If you have been following this blog, or know me in my life outside of blogging, you know I adore my granddaddy. I call him granddaddy, but the world called him Kirk because his first name was too hard to pronounce. I call him Kirk, sometimes, too. Kirk & my dad are what the Atlanta Braves manager calls “baseball rats.” My dad dreamed of being a major league baseball player. He got pretty close. He tried out for the Pittsburgh Pirates. Before one of his callback tryouts, he was hit by another driver; and his throwing arm was crushed requiring dream ending surgery. However, the love of the game never went away for father or son, and got passed onto me.
Kirk was diagnosed with Parkinson’s disease before I was born. Never knowing him, in this life, without the challenges Parkinson’s brought, was a huge asset, blessing, and example, for me; that having a diagnosis didn’t equal stopping, giving up, or life-ending. It simply meant adjustment, and overcoming challenges. Such a mindset, is of course, a choice. It was a choice he made every day, many days, more than once. It’s the choice I made, and continue to make every day. I make it for myself, for him, and for everybody who loves me.
I was a super shy child. I talked to those I knew and loved a lot, but strangers? It was a struggle. I was bullied horribly, as a child, at school. Anytime, I saw Kirk, which was frequently; because we lived close to him and Grandma Kate, he knew by both the look on my face, and my silence when I had a bad day/ week at school. He would hug me, and then go sit down in his recliner, turning on the TV. Kirk was a man of few words preferring to lead by example. When he did talk people tended to listen. I sure did. After turning on the TV, he would leave his hand palm up. That was an invitation to come sit with him. I always would unless grandma needed something. From March-October, the TV was on a baseball game, mostly, Braves games, but not always. I would pull up beside him taking his hand. My touch on his hand or arm, with the tremors, seemed to help. It was just my touch. I have a couple of theories as to why, which I’ll share in a later post.

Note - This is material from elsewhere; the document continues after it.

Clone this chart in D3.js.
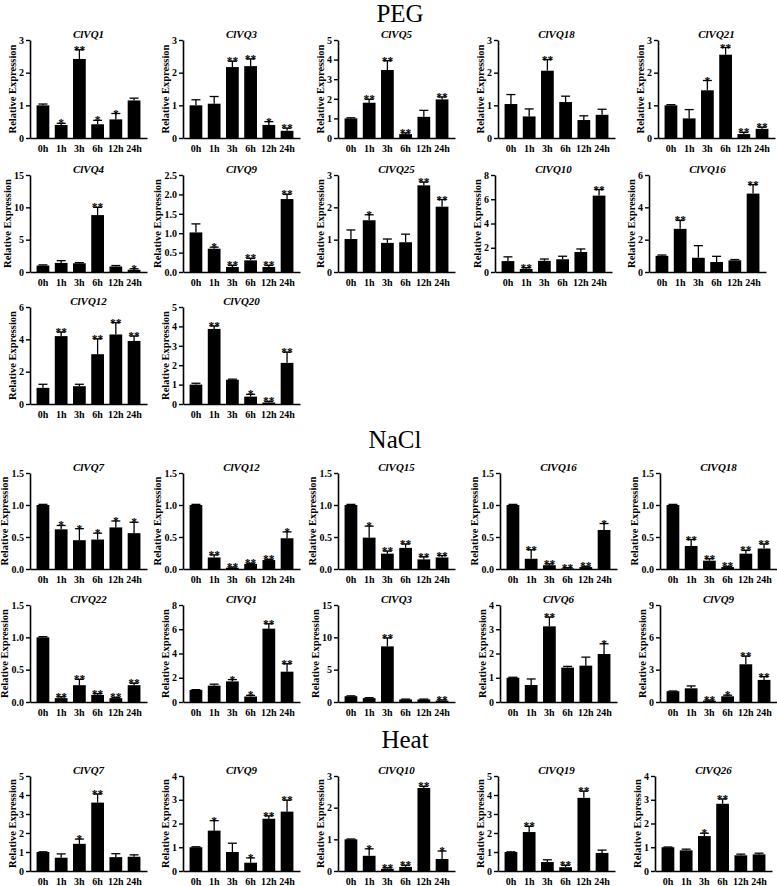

Watching baseball, he’d let me process and give me silent comfort. After a while he’d say, “Want to talk about it?” Not really was pretty much always my answer. He’d grin and teach me the finer points of the game he loved. After a while, I’d always start talking. It would tumble out and I couldn’t stop it once it did. He’d listen and let me sob. He would squeeze my hand, or put his arm around my shoulder. After I was done, the advice that would make me feel better, give me a perspective reset, or teach me how to fight through the tough days was given. I learned more about how to thrive, in life, with a condition, watching baseball than most anywhere else. Now that he is one of my angels, watching baseball is where I feel closest to him. It is also where I connect with my dad best, too. Baseball is much more than a game, to me, and in my immediate family because Kirk made it that way.